How do vertical grids work in Figma when designing responsive layouts?

I recently watched a tutorial about creating responsive grids in Figma for web design. The video explained how to use vertical grids where each row is 8px tall to make vertical spacing more organized and uniform. This approach means all design components should have heights that can be divided by 8.

However, I’m getting confused about something. When I code websites, I typically use height:auto for my CSS elements because that’s supposed to be better for responsive design. But if I want to follow this 8px grid system from Figma, wouldn’t I need to give my HTML elements specific fixed heights instead?

Maybe I’m not understanding this correctly. How do you make this grid system work in actual code while still keeping things responsive? Does anyone have experience translating these Figma grids into real websites?

You’re overthinking it. The 8px grid in Figma doesn’t mean you need fixed heights in CSS - it’s just for consistent spacing and proportional relationships. I’ve used this system for two years, and here’s what actually works: keep using height:auto for containers, but apply 8px increments to padding, margins, and line-heights. When a component needs breathing room, I’ll use padding: 16px or margin-bottom: 24px instead of random values. The grid maintains visual rhythm without killing responsiveness. Your text and images still flow naturally - the spacing between elements just follows the system. It’s scaffolding for layout decisions, not rigid constraints.

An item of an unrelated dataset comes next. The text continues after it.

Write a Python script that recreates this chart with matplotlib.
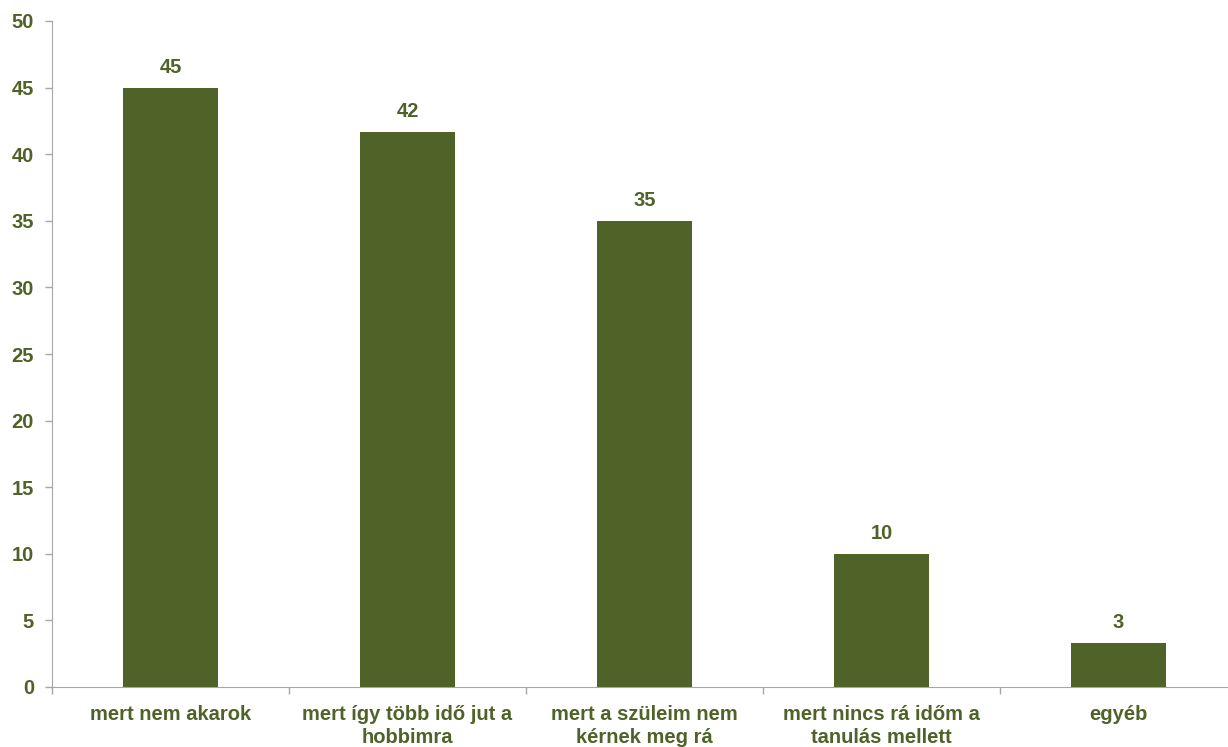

You’re mixing up structural spacing with content dimensions. I had the same problem when I started working with Figma design systems. The 8px grid is mainly for spacing between elements, not the actual height of your content. I still use height:auto to let text flow naturally, but I stick to the grid with gaps, padding, and margins - always in 8px multiples. Fixed components like buttons or cards can follow the grid strictly. The trick is realizing responsive design and grid systems work together; you’re building consistent spacing while letting content expand naturally within those boundaries.